= Task details =
What is the count of lines that hold the word "this"? Give only the number.

= Given data =
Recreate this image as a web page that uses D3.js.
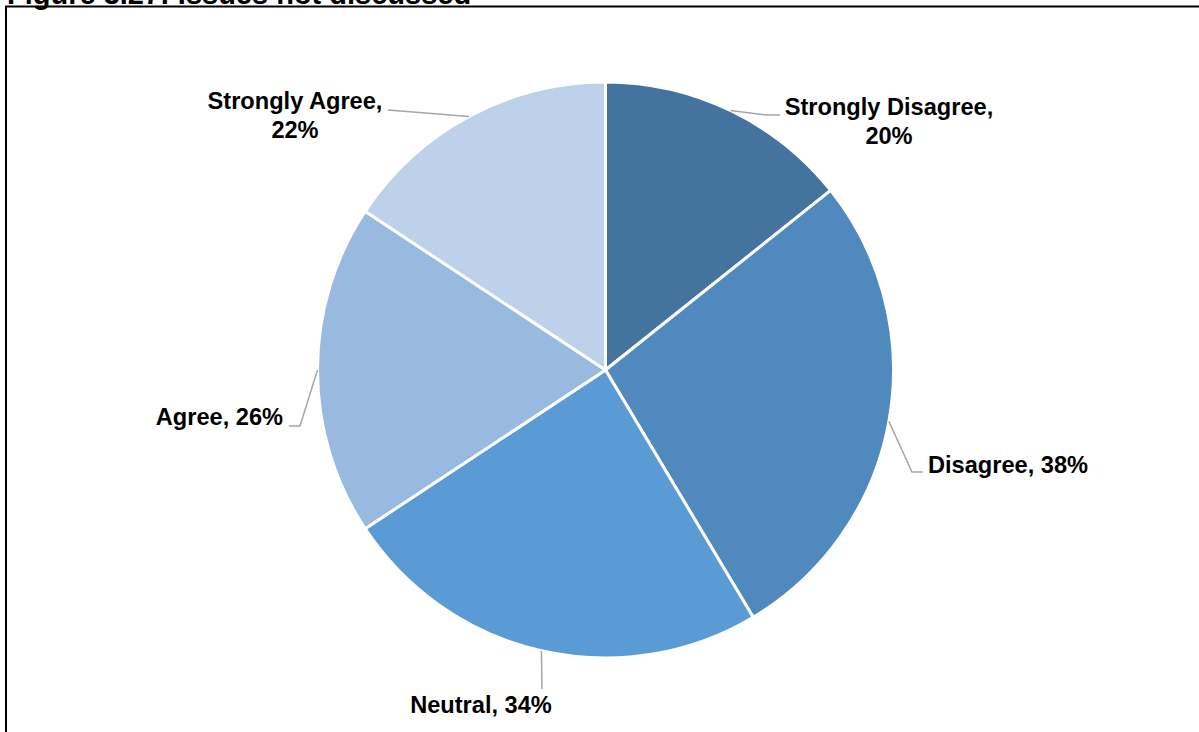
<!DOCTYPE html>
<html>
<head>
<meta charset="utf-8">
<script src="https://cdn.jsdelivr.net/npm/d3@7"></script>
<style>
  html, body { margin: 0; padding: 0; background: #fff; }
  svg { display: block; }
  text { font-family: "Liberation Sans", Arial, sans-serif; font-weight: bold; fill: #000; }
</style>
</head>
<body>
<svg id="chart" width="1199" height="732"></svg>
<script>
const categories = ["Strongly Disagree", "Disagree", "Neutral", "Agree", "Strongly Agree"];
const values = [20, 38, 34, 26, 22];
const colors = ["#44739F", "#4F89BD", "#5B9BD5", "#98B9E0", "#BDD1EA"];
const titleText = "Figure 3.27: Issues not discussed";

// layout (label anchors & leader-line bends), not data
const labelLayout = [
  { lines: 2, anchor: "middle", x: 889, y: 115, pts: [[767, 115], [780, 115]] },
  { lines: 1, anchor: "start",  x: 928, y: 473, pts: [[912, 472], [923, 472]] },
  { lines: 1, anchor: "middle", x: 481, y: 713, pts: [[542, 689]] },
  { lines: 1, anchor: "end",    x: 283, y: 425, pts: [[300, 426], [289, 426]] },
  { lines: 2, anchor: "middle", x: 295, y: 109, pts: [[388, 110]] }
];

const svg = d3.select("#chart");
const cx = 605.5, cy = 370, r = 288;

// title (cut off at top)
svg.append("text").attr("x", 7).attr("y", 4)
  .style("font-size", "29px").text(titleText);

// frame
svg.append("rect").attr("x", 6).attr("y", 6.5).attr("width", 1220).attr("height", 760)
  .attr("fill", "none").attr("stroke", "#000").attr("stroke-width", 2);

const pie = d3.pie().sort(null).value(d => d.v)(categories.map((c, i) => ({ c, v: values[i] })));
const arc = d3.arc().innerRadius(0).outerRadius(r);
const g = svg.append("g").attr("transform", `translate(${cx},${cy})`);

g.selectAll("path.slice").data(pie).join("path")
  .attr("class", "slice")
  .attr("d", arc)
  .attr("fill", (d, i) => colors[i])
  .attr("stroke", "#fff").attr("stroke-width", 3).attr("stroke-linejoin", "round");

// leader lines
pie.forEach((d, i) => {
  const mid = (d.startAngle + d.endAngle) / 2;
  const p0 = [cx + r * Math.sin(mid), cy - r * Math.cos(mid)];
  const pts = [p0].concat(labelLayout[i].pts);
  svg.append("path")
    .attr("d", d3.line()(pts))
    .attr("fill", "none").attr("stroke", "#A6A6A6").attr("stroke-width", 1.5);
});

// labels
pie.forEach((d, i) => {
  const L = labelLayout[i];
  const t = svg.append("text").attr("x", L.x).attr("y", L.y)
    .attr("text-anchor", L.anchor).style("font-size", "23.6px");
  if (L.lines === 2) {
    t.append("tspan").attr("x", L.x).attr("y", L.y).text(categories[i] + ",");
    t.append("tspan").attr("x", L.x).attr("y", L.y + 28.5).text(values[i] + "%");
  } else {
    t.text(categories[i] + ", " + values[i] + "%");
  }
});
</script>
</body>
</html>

---

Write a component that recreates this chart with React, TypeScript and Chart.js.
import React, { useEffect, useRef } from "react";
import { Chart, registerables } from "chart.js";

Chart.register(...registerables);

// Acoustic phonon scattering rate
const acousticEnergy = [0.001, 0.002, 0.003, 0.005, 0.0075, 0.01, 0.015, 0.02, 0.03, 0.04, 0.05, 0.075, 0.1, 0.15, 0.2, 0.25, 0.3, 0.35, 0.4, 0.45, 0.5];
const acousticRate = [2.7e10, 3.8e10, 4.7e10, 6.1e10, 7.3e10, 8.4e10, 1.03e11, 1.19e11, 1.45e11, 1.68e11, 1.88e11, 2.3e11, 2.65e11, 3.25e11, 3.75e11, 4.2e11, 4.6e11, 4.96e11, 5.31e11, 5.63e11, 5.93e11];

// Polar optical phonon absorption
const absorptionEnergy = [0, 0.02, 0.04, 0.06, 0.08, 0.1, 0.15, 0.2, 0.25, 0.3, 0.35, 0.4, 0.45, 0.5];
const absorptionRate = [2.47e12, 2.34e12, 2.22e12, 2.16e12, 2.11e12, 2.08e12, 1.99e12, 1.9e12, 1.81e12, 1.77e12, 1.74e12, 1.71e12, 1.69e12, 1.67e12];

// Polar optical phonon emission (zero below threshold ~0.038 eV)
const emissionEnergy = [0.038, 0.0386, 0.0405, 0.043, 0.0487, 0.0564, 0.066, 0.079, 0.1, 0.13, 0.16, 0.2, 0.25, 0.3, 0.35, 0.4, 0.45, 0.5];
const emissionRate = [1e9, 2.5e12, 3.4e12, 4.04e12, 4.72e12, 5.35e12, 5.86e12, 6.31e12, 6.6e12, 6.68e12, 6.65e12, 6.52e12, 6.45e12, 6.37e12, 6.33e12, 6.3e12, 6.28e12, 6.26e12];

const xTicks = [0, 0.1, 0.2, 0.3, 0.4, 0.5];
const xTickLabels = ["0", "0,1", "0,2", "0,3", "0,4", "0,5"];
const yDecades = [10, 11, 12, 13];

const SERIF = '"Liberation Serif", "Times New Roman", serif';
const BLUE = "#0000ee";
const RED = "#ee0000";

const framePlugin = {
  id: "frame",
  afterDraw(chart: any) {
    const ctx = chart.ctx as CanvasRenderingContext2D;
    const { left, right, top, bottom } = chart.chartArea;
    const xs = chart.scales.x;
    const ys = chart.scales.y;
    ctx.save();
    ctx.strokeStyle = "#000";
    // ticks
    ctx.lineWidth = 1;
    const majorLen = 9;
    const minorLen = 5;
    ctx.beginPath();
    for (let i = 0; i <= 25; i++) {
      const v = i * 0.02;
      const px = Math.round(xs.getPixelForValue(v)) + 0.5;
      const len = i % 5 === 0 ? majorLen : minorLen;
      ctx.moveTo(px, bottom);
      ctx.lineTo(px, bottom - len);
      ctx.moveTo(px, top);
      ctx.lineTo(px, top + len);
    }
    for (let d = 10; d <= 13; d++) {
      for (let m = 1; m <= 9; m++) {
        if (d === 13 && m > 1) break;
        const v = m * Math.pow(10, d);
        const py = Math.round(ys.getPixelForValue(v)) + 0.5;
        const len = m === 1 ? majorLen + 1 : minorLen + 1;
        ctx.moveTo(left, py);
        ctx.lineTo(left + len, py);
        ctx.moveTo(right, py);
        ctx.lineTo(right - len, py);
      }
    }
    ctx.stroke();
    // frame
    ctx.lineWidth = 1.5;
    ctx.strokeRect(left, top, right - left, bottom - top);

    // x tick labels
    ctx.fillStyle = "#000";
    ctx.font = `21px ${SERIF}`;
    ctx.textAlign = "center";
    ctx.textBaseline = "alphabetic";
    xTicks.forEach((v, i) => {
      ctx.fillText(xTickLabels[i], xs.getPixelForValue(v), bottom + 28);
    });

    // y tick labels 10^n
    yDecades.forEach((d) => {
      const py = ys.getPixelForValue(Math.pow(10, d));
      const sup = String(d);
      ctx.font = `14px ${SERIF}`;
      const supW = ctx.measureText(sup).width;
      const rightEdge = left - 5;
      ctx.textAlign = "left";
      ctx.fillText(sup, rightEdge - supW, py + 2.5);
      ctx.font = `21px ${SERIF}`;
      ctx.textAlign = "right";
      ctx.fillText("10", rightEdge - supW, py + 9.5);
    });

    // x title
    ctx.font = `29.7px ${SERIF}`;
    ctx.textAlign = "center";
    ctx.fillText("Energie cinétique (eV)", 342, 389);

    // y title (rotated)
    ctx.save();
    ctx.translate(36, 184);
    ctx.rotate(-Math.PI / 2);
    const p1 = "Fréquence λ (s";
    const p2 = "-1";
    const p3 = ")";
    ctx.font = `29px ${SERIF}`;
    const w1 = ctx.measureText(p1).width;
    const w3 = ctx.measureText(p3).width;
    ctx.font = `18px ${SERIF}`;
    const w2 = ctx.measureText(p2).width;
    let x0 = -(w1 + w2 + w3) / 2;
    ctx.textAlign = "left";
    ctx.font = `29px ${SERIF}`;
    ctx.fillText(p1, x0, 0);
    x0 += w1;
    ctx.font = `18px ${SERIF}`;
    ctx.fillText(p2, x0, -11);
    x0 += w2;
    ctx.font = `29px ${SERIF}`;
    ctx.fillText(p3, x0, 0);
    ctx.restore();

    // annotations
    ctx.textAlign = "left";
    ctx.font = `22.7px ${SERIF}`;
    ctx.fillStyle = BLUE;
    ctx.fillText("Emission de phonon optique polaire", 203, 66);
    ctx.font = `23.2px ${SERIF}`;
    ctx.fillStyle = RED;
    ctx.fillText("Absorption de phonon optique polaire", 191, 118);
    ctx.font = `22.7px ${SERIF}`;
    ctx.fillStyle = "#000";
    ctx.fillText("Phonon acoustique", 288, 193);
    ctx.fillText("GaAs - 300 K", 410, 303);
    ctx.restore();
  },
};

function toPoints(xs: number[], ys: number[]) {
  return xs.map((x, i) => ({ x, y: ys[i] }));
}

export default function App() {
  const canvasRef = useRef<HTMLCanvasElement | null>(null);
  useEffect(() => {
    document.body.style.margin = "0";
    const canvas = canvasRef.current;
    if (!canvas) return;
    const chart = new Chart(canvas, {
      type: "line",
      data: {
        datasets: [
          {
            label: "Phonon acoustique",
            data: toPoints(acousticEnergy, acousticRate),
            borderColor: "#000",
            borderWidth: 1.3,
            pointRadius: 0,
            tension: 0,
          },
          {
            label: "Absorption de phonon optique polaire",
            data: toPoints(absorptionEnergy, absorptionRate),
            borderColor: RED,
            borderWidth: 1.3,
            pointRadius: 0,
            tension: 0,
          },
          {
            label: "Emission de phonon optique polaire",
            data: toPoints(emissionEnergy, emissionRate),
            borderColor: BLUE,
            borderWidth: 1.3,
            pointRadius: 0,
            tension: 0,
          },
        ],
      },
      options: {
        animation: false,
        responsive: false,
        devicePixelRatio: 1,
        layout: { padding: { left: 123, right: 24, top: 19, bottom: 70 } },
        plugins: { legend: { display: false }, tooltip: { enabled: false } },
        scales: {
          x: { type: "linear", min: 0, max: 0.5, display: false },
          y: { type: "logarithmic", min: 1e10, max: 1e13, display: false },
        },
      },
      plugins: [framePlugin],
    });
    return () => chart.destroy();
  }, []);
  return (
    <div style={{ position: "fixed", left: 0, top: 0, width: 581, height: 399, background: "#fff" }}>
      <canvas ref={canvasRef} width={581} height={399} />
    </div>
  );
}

= Solution to the exercise =
2